TASK DESCRIPTION — Search the entries for the word "this" and pull out each line that has it.

--- Begin STORED DATA ---

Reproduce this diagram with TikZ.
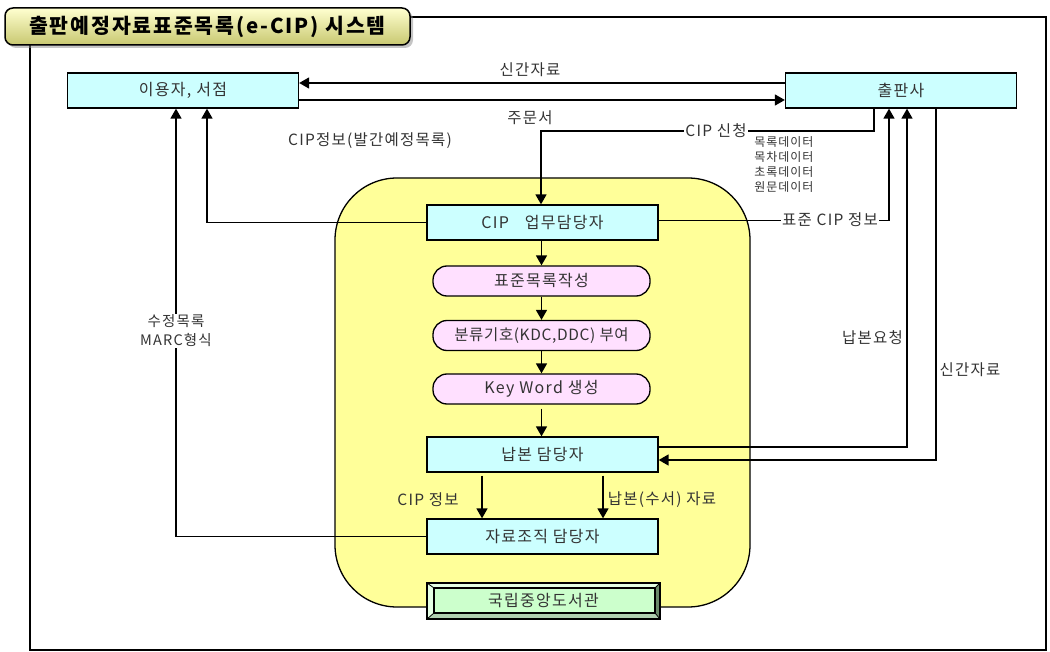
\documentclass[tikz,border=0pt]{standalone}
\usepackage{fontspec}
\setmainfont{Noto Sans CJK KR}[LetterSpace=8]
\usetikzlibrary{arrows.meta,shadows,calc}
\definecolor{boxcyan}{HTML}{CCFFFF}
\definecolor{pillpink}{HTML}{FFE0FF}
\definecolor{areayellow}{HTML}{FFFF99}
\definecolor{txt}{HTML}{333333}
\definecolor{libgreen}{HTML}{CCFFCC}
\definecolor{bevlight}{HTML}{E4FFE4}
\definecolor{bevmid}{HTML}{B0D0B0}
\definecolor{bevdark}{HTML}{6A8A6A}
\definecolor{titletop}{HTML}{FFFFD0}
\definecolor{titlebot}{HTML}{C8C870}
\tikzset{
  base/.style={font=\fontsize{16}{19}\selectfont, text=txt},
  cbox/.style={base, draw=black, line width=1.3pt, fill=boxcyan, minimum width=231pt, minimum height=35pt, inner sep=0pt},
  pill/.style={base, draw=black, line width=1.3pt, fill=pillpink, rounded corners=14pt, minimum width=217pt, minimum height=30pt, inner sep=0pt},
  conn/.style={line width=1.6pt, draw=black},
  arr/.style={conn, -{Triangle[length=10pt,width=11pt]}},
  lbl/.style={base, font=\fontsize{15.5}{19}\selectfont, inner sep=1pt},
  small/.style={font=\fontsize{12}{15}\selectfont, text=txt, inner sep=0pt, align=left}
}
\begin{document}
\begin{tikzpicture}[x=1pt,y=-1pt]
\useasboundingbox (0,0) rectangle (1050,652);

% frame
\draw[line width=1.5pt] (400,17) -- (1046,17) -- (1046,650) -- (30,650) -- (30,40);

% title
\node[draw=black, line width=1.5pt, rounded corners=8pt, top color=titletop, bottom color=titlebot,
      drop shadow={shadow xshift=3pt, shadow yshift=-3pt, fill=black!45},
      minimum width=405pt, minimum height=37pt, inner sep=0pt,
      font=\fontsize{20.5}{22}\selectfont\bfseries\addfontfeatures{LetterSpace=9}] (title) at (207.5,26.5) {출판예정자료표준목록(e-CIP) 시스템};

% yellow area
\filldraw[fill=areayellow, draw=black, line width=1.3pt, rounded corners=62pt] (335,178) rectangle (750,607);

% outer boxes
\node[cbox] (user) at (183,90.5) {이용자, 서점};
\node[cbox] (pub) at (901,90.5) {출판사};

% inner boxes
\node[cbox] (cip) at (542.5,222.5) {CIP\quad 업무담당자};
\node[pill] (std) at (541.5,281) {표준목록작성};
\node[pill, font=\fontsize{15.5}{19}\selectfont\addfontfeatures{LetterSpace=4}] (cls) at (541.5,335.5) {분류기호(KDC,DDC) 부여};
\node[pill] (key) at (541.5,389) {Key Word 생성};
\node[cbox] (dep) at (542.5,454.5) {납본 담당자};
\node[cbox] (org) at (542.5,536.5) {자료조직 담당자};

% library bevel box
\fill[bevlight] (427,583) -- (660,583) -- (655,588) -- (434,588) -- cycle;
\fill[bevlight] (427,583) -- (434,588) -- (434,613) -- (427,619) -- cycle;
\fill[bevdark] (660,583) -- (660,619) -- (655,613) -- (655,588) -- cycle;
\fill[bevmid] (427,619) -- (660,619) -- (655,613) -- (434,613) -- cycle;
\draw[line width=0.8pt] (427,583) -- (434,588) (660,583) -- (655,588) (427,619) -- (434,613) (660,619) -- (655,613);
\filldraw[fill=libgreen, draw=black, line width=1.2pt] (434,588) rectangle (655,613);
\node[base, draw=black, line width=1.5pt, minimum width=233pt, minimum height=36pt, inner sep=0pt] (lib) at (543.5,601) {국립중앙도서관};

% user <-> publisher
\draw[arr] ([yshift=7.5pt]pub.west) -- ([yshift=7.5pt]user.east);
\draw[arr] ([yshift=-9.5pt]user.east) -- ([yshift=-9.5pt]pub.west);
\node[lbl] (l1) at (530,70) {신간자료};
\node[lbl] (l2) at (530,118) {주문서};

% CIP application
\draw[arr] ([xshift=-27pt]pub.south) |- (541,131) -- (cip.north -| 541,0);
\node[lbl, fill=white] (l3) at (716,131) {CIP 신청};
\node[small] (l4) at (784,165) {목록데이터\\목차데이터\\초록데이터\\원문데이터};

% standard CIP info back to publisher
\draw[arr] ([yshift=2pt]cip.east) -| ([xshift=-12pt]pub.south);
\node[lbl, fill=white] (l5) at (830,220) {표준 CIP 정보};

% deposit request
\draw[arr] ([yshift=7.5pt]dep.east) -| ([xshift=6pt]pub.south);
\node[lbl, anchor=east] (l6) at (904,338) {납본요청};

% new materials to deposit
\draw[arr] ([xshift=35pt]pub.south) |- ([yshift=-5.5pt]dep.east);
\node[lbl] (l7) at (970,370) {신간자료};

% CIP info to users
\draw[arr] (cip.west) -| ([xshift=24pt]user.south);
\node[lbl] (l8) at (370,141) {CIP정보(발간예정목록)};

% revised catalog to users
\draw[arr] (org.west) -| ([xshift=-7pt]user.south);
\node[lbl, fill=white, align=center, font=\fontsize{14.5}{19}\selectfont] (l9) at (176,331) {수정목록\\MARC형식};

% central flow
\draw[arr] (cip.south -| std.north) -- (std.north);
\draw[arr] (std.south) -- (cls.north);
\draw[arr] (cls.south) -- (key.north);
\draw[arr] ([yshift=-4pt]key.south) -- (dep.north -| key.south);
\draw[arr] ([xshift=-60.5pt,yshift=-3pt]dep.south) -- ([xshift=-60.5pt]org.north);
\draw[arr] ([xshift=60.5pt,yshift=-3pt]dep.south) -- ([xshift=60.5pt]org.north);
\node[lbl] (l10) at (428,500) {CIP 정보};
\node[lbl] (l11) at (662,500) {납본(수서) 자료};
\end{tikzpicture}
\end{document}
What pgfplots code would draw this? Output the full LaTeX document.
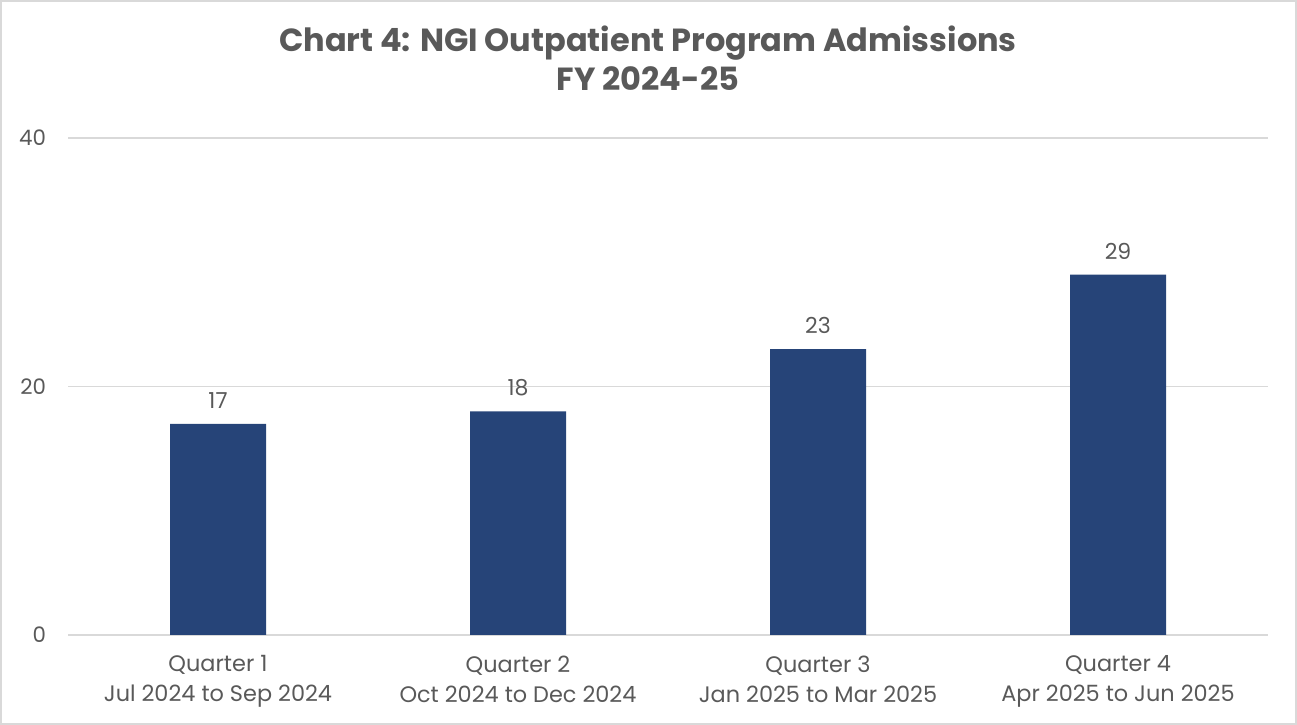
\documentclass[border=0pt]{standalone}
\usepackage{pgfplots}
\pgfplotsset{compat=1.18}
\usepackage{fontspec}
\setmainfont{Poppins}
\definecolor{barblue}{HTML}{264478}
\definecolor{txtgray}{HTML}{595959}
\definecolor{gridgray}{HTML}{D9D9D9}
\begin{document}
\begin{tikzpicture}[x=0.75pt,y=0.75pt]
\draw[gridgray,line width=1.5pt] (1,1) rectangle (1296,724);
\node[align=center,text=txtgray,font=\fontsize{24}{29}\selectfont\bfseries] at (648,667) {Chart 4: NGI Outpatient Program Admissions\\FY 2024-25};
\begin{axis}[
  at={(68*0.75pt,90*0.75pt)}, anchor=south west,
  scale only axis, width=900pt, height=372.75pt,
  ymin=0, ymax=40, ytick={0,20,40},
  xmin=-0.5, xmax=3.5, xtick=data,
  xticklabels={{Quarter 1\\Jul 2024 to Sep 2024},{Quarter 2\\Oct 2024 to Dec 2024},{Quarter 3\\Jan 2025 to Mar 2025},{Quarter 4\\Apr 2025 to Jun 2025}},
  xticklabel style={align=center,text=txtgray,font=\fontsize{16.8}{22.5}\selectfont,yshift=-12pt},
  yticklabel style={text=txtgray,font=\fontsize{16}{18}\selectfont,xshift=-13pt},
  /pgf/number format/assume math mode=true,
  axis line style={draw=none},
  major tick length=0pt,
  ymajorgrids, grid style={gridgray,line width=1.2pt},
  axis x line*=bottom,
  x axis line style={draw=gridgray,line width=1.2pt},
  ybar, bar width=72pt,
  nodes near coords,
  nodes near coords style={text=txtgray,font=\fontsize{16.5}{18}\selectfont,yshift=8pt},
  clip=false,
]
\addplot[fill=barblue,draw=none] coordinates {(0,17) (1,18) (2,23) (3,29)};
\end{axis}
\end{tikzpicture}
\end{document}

--- End STORED DATA ---

RESPONSE BELOW —
Reproduce this diagram with TikZ.
What pgfplots code would draw this? Output the full LaTeX document.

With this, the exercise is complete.